Barcelona’s Picasso Museum to focus on Blue Period in 2022
Art gallery prepares 50th anniversary of painter’s death with a show featuring Miró for 2023
It was one of the most iconic creative periods of Spanish painter Pablo Picasso’s career, and through 2022 it will be the main attraction at Barcelona’s Picasso Museum.
Cubist artist Picasso’s Blue Period lasted from 1901 to 1904. At the time, the Spaniard dedicated his time to painting monochromatic pictures, essentially using shades of the color blue.
After a thorough investigation by the museum’s conservation and restoration department with several other researchers, ‘Picasso blue project‘ will showcase detailed research of Picasso’s paintings during one of the most famous phases of the painter’s career.

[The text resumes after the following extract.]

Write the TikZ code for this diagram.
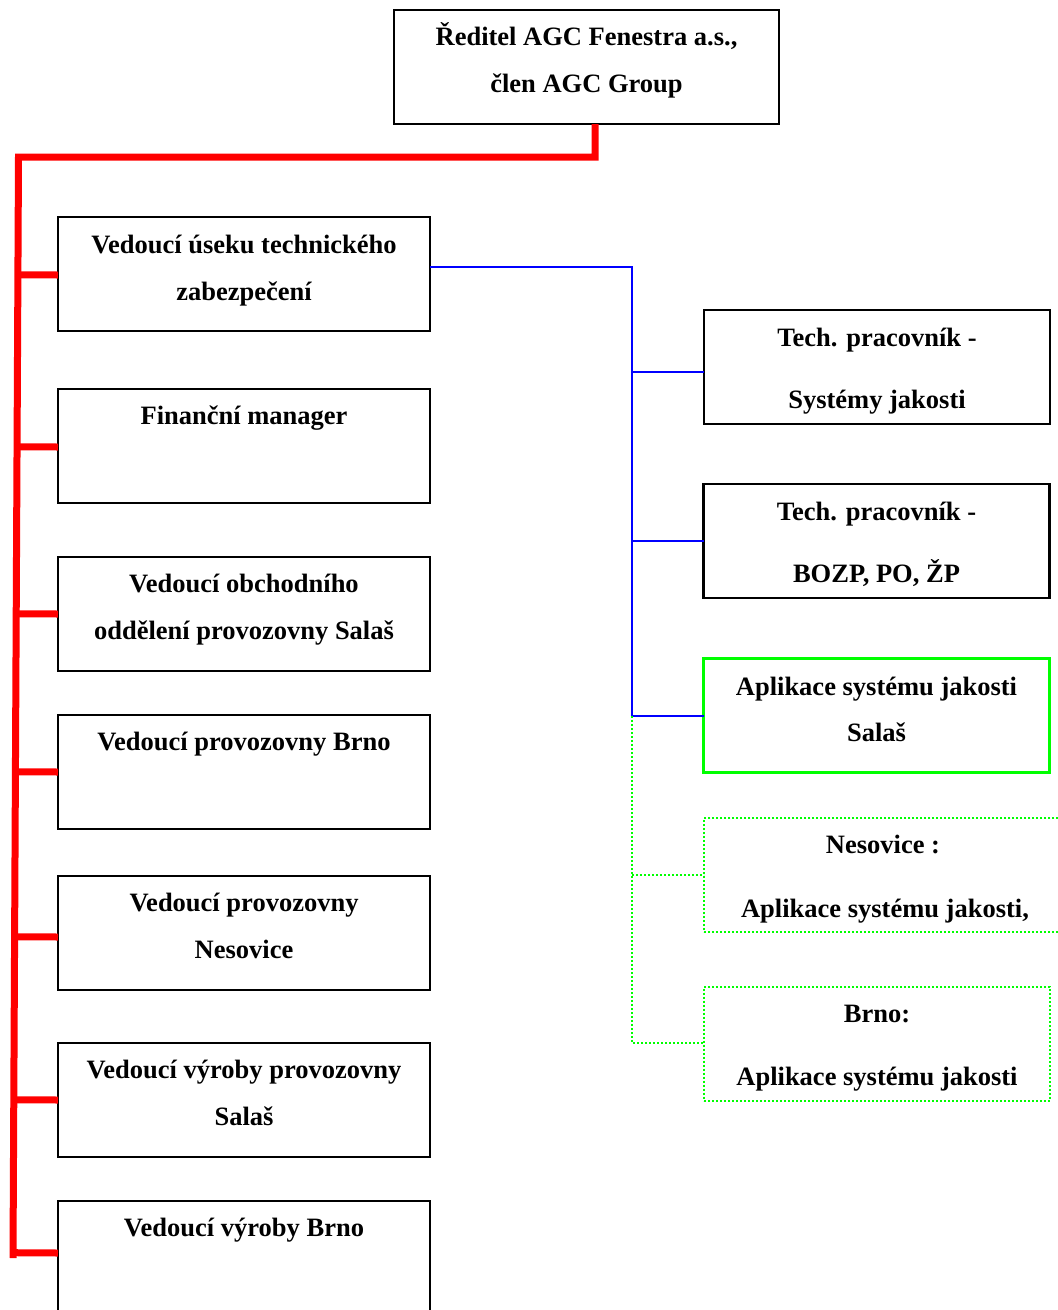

The exhibit will open in April and with another simultaneous exhibition taking place in Madrid, ‘The young Picasso formation,’ that will display paintings from the early stages of his life.
The Barcelona museum will also exhibit several engravings from French historian Brigitte Baer as well as Lucien Clergue's photographs. These expositions will start in summer and will feature some 600 photographs that will shed new light on the artist’s life.
The year will close with a new exhibition on Picasso’s biographer and friend, Daniel-Henry Kahnweiler.
50th anniversary of Picasso’s death
Picasso passed away in France on April 8, 1973. In anticipation of the 50th anniversary of his passing, the museum is planning a special exhibit to commemorate the date and his life.
The exposition ‘Miró-Picasso’ will examine the relationship between the Catalan cubist painter Joan Miró and Pablo Picasso.
The Spanish painter will be remembered throughout the country, thus the museum is also "making all efforts" to be part of the celebration, as explained by museum director Emmanuel Guigon at a press conference on Wednesday.
The specifics of these efforts, however, are not yet known. The museum is not revealing their plans, but so far, there will be a tour looking at the relationship between Barcelona and Picasso that will be available from early 2023.
Back to normality
Last year, the Picasso Museum welcomed 300,000 visitors, around 50% more than in 2020 when the Covid-19 pandemic hit.
However, before 2020, the museum used to open its doors to around 1 million people in a year.
Current expectations place summer 2022 as the turning point for the Picasso Museum in Barcelona when visitor levels will reach those in 2019.